Taking it all in on the ride back
By Carol Sawyer
I have just spent five days away, staying in sweet little Apple Blossom Cottage, built in the 1890’s, on the outskirts of Dunedin. This was during the heatwave: 34C was the highest temperature reached during the day, and it didn’t seem to drop below the mid twenties at night.
I drove back to Central Otago on Wednesday, in the same heat, and decided to take the slightly longer, but quieter, route through the Maniototo, via Middlemarch, Oturehua and Ophir.
It was too hot and lovely a day to do anything other than savour the countryside and the emptiness and peace and silence that still exists in that part of the world, and what is normally a 3 1/2 hour trip took me 6 1/2 hours.
Finding a graveyard in Hyde
When I reached the tiny township of Hyde, on the edge of the Maniototo, I remembered that almost 30 years ago down a long dirt road, I had discovered a little graveyard.
I adore old graveyards. Nothing else makes so sharp a point about our limited time on Earth, or the tragedy of the human condition.
So I detoured and drove down that same little road, and left my car to walk the last bit as the road was so rough. Not a soul anywhere, and the heat had even stifled any birdsong.
A lone white horse stopped grazing momentarily to look up, and then put his head down again.
Graves tell their stories
The gravestones tell their tales, as they always do. Every second gravestone recorded a death in The Great War.

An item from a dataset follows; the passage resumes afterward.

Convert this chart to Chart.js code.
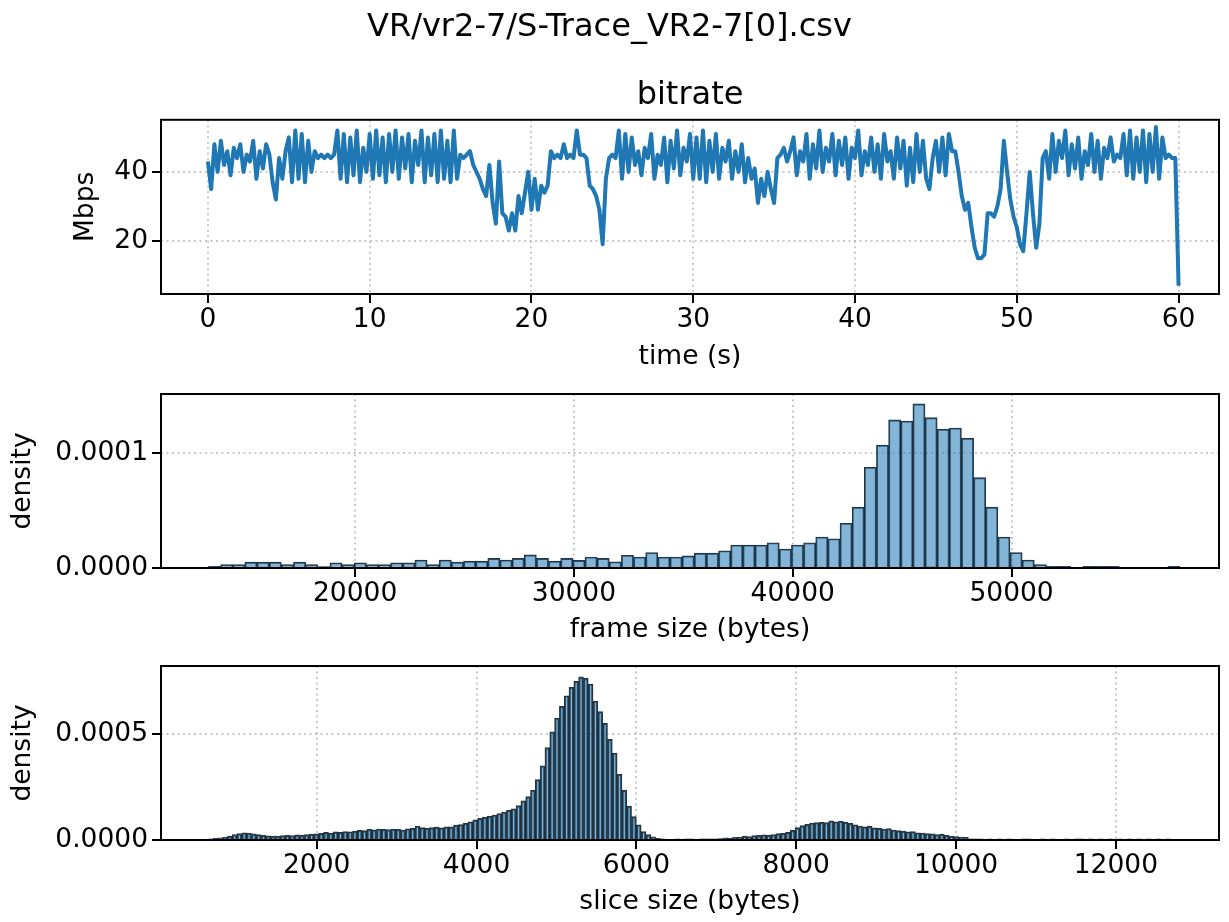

This tiny town lost 12 men in their prime to the mud and horror and futility of that War – a world away from the burnt hills and schist stone outcrops of this region. The telegrams – how did they arrive? In New Zealand, next-of-kin typically received the news of a soldiers’ death by official telegram, delivered by a telegram boy on a bicycle.
Imagine the dread one would feel at the sight of that bicycle !
(I have included a photo of one of the telegrams delivered in New Plymouth.)
There were drownings recorded, as there are in every early graveyard. Drowning was known as The New Zealand Death.
There were not many bridges in those early days.
Many children died in infancy too of course, from Scarlet Fever and Diphtheria, Whooping Cough, Typhoid and Tuberculosis.
But somehow for me it is these deaths from the First World War that move me the most as they died in vain, and so far from home.
The casualties of war
Ever since 1917, Passchendaele has been a byword for the horror of the Great War. In terms of lives lost in a single day, the failed attack on Bellevue Spur on 12 October was probably the greatest disaster in New Zealand’s history. The toll was horrendous – 843 New Zealand soldiers were either dead or lying mortally wounded between the lines.
I stopped in sleepy Oturehua for a coffee.
The publican and I talked about the Hyde cemetery and he said I don’t think people realize the toll the Great War took on small rural communities. Indeed!
He then warned me to watch out for the tourist drivers, as if I needed to be warned!
I think they come here to learn to drive! he said.